━━ Task input ━━
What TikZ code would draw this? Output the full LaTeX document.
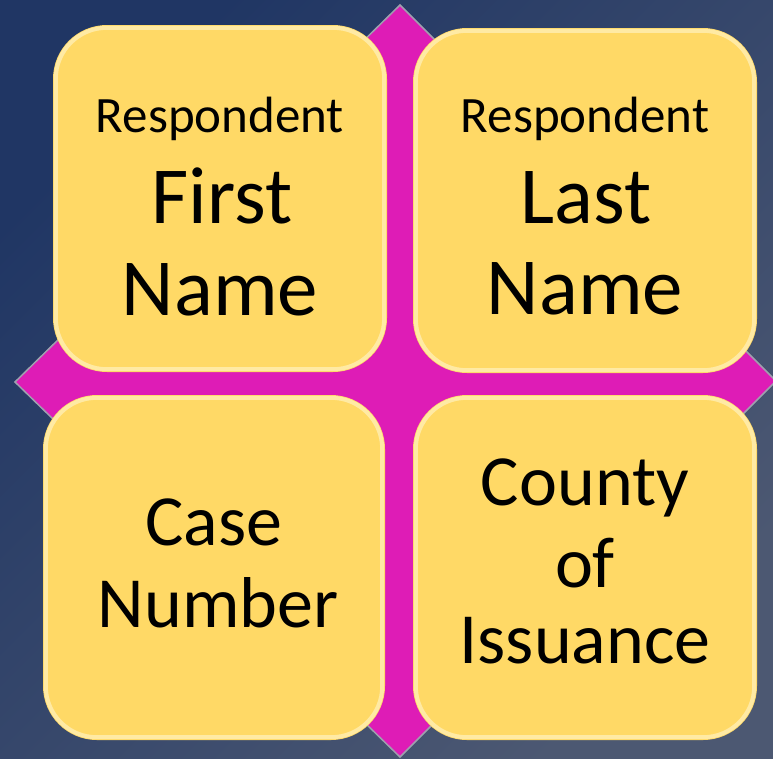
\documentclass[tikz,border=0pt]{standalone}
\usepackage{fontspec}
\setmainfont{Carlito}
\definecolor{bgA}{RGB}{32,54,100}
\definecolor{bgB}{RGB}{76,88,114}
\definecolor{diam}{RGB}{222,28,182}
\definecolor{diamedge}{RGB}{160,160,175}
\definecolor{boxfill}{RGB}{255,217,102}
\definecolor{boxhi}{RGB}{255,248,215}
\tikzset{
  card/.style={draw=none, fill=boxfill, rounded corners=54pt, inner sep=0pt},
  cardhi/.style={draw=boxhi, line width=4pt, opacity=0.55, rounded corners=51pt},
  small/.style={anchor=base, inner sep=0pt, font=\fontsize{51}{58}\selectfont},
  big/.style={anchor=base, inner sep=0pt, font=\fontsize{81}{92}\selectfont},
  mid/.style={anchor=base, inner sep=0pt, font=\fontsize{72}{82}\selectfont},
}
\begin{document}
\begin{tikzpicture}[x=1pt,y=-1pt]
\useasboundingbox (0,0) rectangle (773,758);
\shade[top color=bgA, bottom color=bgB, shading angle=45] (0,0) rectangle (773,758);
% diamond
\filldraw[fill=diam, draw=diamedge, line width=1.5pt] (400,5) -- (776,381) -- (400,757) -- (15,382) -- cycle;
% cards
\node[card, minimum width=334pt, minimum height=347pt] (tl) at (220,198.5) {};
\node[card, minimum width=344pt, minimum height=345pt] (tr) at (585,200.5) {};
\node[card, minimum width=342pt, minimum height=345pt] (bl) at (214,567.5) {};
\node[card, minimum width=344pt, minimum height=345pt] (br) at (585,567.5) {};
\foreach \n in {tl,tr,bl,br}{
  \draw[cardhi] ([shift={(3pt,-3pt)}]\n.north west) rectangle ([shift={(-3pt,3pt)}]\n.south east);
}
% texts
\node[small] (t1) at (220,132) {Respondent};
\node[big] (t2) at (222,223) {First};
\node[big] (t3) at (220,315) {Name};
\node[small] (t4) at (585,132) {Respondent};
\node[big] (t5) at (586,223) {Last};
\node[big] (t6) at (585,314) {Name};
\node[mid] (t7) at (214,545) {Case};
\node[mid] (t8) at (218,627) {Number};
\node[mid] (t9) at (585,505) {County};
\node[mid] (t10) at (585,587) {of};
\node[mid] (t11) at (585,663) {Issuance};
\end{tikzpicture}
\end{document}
━━━
━━ Task input ━━
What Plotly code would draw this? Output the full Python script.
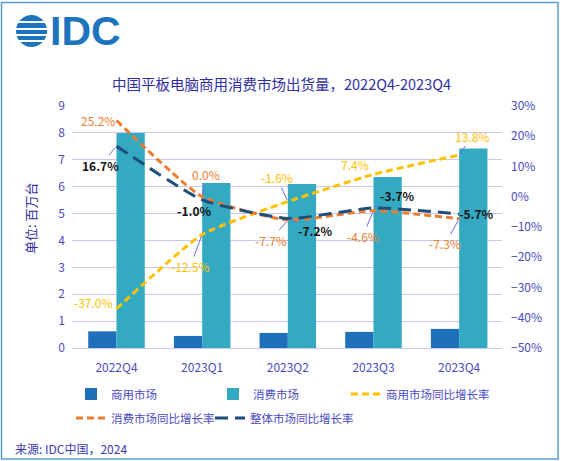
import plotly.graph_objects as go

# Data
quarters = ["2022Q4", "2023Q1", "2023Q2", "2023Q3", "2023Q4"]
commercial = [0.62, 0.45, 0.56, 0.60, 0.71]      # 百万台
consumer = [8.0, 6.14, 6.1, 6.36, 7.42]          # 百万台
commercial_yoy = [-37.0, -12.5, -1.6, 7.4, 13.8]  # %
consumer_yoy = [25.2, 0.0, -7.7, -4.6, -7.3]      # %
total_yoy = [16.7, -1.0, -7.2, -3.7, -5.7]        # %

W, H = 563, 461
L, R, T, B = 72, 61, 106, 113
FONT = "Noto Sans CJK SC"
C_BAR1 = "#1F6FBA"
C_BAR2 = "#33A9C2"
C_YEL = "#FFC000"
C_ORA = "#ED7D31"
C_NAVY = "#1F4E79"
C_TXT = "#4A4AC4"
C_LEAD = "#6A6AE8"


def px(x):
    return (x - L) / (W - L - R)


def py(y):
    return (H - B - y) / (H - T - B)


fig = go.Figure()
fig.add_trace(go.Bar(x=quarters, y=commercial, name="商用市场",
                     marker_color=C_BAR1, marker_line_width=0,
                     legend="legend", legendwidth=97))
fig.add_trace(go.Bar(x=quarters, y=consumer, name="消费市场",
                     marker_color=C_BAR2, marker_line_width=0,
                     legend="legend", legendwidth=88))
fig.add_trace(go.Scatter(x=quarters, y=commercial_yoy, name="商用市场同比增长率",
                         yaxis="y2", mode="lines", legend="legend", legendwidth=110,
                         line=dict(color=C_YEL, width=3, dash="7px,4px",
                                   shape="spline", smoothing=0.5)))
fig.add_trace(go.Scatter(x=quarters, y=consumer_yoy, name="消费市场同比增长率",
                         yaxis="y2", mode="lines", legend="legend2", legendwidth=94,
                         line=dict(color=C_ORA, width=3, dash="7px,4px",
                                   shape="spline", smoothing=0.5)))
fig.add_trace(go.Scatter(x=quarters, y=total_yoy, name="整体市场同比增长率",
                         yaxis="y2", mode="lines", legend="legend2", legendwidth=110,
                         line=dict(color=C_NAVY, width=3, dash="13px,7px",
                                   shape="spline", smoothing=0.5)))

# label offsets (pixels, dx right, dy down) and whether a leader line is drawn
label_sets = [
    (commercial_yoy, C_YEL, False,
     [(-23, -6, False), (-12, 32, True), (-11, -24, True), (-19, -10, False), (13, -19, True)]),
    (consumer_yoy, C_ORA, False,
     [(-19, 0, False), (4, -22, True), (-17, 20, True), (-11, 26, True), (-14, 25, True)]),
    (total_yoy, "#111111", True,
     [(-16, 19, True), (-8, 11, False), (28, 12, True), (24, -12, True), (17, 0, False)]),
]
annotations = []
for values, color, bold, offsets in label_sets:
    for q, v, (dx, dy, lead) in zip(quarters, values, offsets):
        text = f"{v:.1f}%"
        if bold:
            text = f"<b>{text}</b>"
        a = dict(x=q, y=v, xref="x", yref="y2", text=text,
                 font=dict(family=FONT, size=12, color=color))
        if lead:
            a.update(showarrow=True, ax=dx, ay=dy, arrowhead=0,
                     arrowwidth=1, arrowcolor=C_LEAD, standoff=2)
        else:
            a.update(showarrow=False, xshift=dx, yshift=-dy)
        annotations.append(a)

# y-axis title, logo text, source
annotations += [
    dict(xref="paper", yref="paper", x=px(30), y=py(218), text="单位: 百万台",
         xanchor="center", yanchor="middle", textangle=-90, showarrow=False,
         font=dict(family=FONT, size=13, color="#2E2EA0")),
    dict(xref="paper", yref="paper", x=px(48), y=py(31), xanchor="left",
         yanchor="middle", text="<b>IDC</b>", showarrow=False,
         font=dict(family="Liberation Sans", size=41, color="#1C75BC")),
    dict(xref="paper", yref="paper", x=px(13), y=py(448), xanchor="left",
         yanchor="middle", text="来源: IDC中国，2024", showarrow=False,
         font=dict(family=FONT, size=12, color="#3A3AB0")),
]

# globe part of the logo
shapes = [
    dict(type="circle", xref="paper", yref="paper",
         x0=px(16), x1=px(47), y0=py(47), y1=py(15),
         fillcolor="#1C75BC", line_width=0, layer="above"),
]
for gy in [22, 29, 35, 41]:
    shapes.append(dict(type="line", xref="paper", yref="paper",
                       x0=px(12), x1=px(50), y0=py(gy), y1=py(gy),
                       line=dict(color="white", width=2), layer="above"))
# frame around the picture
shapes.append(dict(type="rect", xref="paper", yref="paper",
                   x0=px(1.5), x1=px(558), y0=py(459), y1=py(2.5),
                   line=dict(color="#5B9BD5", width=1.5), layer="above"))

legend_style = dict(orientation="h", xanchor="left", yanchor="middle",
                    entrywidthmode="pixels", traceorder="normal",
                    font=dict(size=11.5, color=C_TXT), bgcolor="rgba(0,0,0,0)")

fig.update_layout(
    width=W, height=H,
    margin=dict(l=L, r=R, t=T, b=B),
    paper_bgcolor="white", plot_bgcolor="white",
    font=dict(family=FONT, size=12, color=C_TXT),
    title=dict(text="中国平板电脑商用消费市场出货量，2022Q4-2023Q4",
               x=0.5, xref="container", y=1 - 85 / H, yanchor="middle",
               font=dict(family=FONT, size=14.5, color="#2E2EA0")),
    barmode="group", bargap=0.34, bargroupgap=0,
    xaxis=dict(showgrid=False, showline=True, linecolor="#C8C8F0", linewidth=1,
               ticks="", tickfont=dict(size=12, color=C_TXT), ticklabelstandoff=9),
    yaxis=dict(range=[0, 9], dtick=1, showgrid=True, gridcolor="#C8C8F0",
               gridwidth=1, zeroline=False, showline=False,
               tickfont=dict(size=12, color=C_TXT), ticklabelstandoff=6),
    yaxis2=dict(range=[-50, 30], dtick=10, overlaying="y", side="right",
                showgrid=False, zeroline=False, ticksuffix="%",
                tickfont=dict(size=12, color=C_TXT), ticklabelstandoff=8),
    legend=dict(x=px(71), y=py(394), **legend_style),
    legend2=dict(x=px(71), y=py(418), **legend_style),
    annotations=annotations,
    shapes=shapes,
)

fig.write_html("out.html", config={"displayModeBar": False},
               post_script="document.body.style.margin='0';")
━━━
*Written request*
Above are the records; copy exactly the lines from the one with "What Plotly code" through the one with "return (H - B - y) / (H - T - B)", including both, and nothing more. Leave out pictures.

*Result for this task*
What Plotly code would draw this? Output the full Python script.
import plotly.graph_objects as go

# Data
quarters = ["2022Q4", "2023Q1", "2023Q2", "2023Q3", "2023Q4"]
commercial = [0.62, 0.45, 0.56, 0.60, 0.71]      # 百万台
consumer = [8.0, 6.14, 6.1, 6.36, 7.42]          # 百万台
commercial_yoy = [-37.0, -12.5, -1.6, 7.4, 13.8]  # %
consumer_yoy = [25.2, 0.0, -7.7, -4.6, -7.3]      # %
total_yoy = [16.7, -1.0, -7.2, -3.7, -5.7]        # %

W, H = 563, 461
L, R, T, B = 72, 61, 106, 113
FONT = "Noto Sans CJK SC"
C_BAR1 = "#1F6FBA"
C_BAR2 = "#33A9C2"
C_YEL = "#FFC000"
C_ORA = "#ED7D31"
C_NAVY = "#1F4E79"
C_TXT = "#4A4AC4"
C_LEAD = "#6A6AE8"


def px(x):
    return (x - L) / (W - L - R)


def py(y):
    return (H - B - y) / (H - T - B)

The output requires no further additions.